The groups also said X3D’s encryption aspects should dovetail nicely with
the World Wide Web Consortium’s (W3C) XML encryption work, which would further
strengthen the ongoing liaison between ISO and W3C.

Members of Web3D and Sun estimate the spec should be complete
sometime in the first quarter of 2005. The groups said X3D’s binary format
would be open and royalty-free. So far, Sun is bragging that it leads the
contributions with its advanced geometry compression technology.

Sun has a vested interest in getting the open source 3D specs up to snuff
as soon as possible. The company is putting a great deal of emphasis on 3D
modeling for the desktop. Last month, Sun submitted
its Project Looking Glass desktop user interface and 3D
Desktop Technology to the open source community under a GPL .
Sun is hoping that opening its desktop alternative to Microsoft Windows will
help attract developers and paying customers to its software.

“Sun sees strong market potential in enabling X3D with an advanced
compression technology,” Doug Twilleager, Sun chief architect of game technologies, said in a statement.
“We strongly encourage interested companies to join the working group and
express their commercial needs for the binary format.”
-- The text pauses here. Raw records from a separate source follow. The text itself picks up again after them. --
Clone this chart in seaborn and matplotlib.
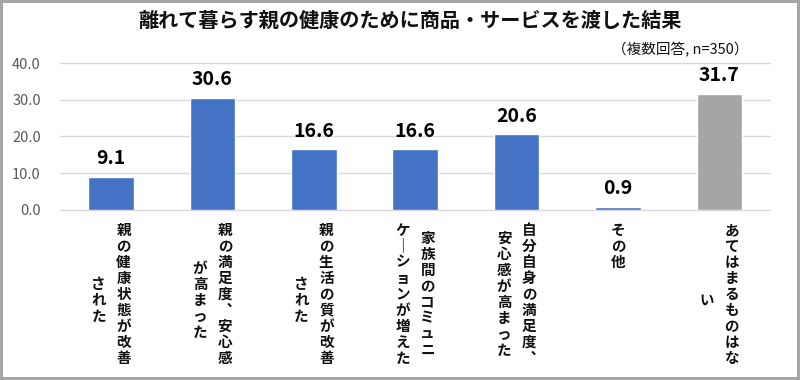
import matplotlib.pyplot as plt
import seaborn as sns
import pandas as pd

# data
categories = ["親の健康状態が改善された", "親の満足度、安心感が高まった", "親の生活の質が改善された",
              "家族間のコミュニケーションが増えた", "自分自身の満足度、安心感が高まった",
              "その他", "あてはまるものはない"]
values = [9.1, 30.6, 16.6, 16.6, 20.6, 0.9, 31.7]
# label columns (vertical writing, first column is rightmost)
label_lines = [["親の健康状態が改善", "された"],
               ["親の満足度、安心感", "が高まった"],
               ["親の生活の質が改善", "された"],
               ["家族間のコミュニ", "ケーションが増えた"],
               ["自分自身の満足度、", "安心感が高まった"],
               ["その他"],
               ["あてはまるものはな", "い"]]
bar_colors = ["#4472C4"] * 6 + ["#A5A5A5"]
title = "離れて暮らす親の健康のために商品・サービスを渡した結果"
note = "（複数回答, n=350）"

df = pd.DataFrame({"cat": categories, "val": values})

sns.set_style("white")
plt.rcParams["font.family"] = ["Noto Sans CJK JP", "DejaVu Sans"]

fig = plt.figure(figsize=(8, 3.8), dpi=100)
fig.patch.set_edgecolor("#A6A6A6")
fig.patch.set_linewidth(3)
ax = fig.add_axes([0.0755, 0.4474, 0.887, 0.3868])

sns.barplot(data=df, x="cat", y="val", hue="cat", palette=bar_colors,
            width=0.45, legend=False, ax=ax, saturation=1)

for c in ax.containers:
    ax.bar_label(c, fmt="%.1f", padding=6, fontsize=14, fontweight="bold", color="black")

ax.set_ylim(0, 40)
ax.set_yticks([0, 10, 20, 30, 40])
ax.set_yticklabels([f"{t:.1f}" for t in [0, 10, 20, 30, 40]], color="#595959", fontsize=10.5)
ax.yaxis.grid(True, color="#D9D9D9", lw=1)
for gl in ax.get_ygridlines():
    gl.set_clip_on(False)
ax.set_axisbelow(True)
sns.despine(ax=ax, left=True, bottom=True)
ax.tick_params(length=0, pad=14)
ax.set_xticks(range(len(categories)))
ax.set_xticklabels([])
ax.set_xlabel("")
ax.set_ylabel("")

# vertical category labels, drawn one character at a time
vert = {"、": "︑", "ー": "｜"}
pitch = 11.5  # points per character
col_gap = 18
top = 8.5
for i, lines in enumerate(label_lines):
    n_max = max(len(s) for s in lines)
    for k, line in enumerate(lines):
        dx = ((len(lines) - 1) / 2 - k) * col_gap
        short = n_max - len(line)
        start = top + short * pitch / 2 + (4.5 if short > 1 else 0)
        for j, ch in enumerate(line):
            ax.annotate(vert.get(ch, ch), xy=(i, 0), xycoords="data",
                        xytext=(dx, -(start + (j + 0.5) * pitch)),
                        textcoords="offset points", ha="center", va="center",
                        fontsize=10.5, fontweight="bold", color="#111111",
                        annotation_clip=False)

fig.text(0.5125, 0.947, title, ha="center", va="center", fontsize=14.5,
         fontweight="bold", color="#111111")
fig.text(0.935, 0.868, note, ha="right", va="center", fontsize=10.5, color="#111111")

fig.savefig("out.png", dpi=100)
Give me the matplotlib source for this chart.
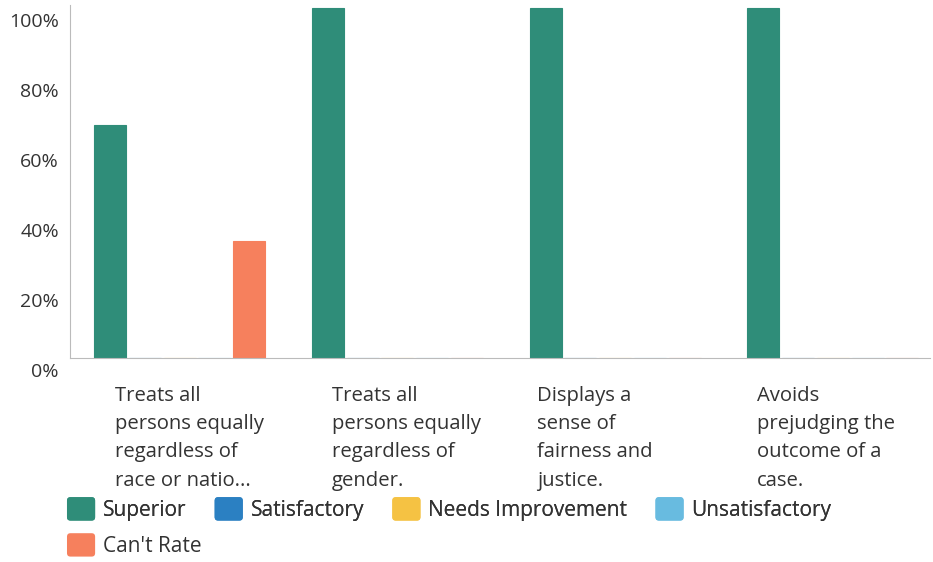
import numpy as np
import matplotlib
matplotlib.use("Agg")
import matplotlib.pyplot as plt
import matplotlib.transforms as mtransforms
from matplotlib.patches import Rectangle, FancyBboxPatch
from matplotlib.legend_handler import HandlerPatch

plt.rcParams['font.family'] = ['Open Sans', 'DejaVu Sans']

# data
categories = [
    "Treats all\npersons equally\nregardless of\nrace or natio...",
    "Treats all\npersons equally\nregardless of\ngender.",
    "Displays a\nsense of\nfairness and\njustice.",
    "Avoids\nprejudging the\noutcome of a\ncase.",
]
series = ["Superior", "Satisfactory", "Needs Improvement", "Unsatisfactory", "Can't Rate"]
superior = [66.67, 100, 100, 100]
satisfactory = [0, 0, 0, 0]
needs_improvement = [0, 0, 0, 0]
unsatisfactory = [0, 0, 0, 0]
cant_rate = [33.33, 0, 0, 0]
yticks = [0, 20, 40, 60, 80, 100]

colors = ["#2f8d79", "#2b80c2", "#f5c243", "#68bbe0", "#f6805d"]
values = [superior, satisfactory, needs_improvement, unsatisfactory, cant_rate]
text_col = "#333333"


class RoundHandler(HandlerPatch):
    def create_artists(self, legend, orig_handle, xdescent, ydescent,
                       width, height, fontsize, trans):
        p = FancyBboxPatch((-xdescent, -ydescent), width, height,
                           boxstyle="round,pad=0,rounding_size=2.5",
                           facecolor=orig_handle.get_facecolor(),
                           edgecolor='none', transform=trans)
        return [p]


fig = plt.figure(figsize=(9.33, 5.62), dpi=100)
ax = fig.add_axes([0.075, 0.363, 0.922, 0.628])

x = np.arange(len(categories))
slot = 0.1596
width = 0.147
for i, (name, vals, c) in enumerate(zip(series, values, colors)):
    ax.bar(x + (i - 2) * slot, vals, width, color=c, label=name,
           edgecolor=c, linewidth=0.8, zorder=2)

ax.set_xlim(-0.503, 3.447)
ax.set_ylim(0, 100.86)
ax.set_yticks(yticks)
ax.set_yticklabels([f"{t}%" for t in yticks], fontsize=14, color=text_col)
ax.tick_params(axis='y', length=0, pad=8)
ax.set_xticks([])

# labels in the scan sit a bit below their lines
offset = mtransforms.ScaledTranslation(0, -12 / 100, fig.dpi_scale_trans)
for lab in ax.get_yticklabels():
    lab.set_transform(lab.get_transform() + offset)

for s in ['top', 'right']:
    ax.spines[s].set_visible(False)
for s in ['left', 'bottom']:
    ax.spines[s].set_color('#bbbbbb')
    ax.spines[s].set_linewidth(0.8)

label_shift = [-0.296, -0.30, -0.36, -0.35]
for i, lab in enumerate(categories):
    ax.text(i + label_shift[i], -0.078, lab, transform=ax.get_xaxis_transform(),
            ha='left', va='top', fontsize=14.6, color=text_col, linespacing=1.56)

handles = [Rectangle((0, 0), 1, 1, facecolor=c) for c in colors]
leg_kw = dict(frameon=False, fontsize=15, handlelength=1.35, handleheight=1.35,
              handletextpad=0.38, columnspacing=1.35, borderaxespad=0, borderpad=0,
              labelcolor=text_col, handler_map={Rectangle: RoundHandler()})
leg1 = fig.legend(handles[:4], series[:4], loc='center left',
                  bbox_to_anchor=(0.0718, 0.0943), ncol=4, **leg_kw)
fig.add_artist(leg1)
fig.legend(handles[4:], series[4:], loc='center left',
           bbox_to_anchor=(0.0718, 0.0302), ncol=1, **leg_kw)

fig.savefig("out.png", dpi=100)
The Web3D Consortium said many of its projects would benefit from the
expansion of X3D’s capabilities, such as the CAD Distillation Format (CDF)
specification — an X3D-based format to distill the essential elements of
complex CAD and architectural data.

X3D’s language-neutral Scene Authoring
Interface (SAI) also allows for real-time 3D content and controls to be
easily inserted into a broad range of Web and non-Web applications.
Currently, 3D browser companies such as CRC, Media Machines, and Yumetech
are shipping standalone X3D browsers.

Other contributors to X3D are already showing signs of
success. For example, the U.S. Naval Postgraduate School MOVES Institute said it would
contribute its open source XML Schema Binary Compression (XSBC) as a
technical solution for X3D.

“The Web3D group said it also continues to work with the W3C Binary
Characterization Working Group to develop broadly compatible compression for
X3D and other XML languages,” Don Brutzman of the Naval Postgraduate School
MOVES Institute said in a statement.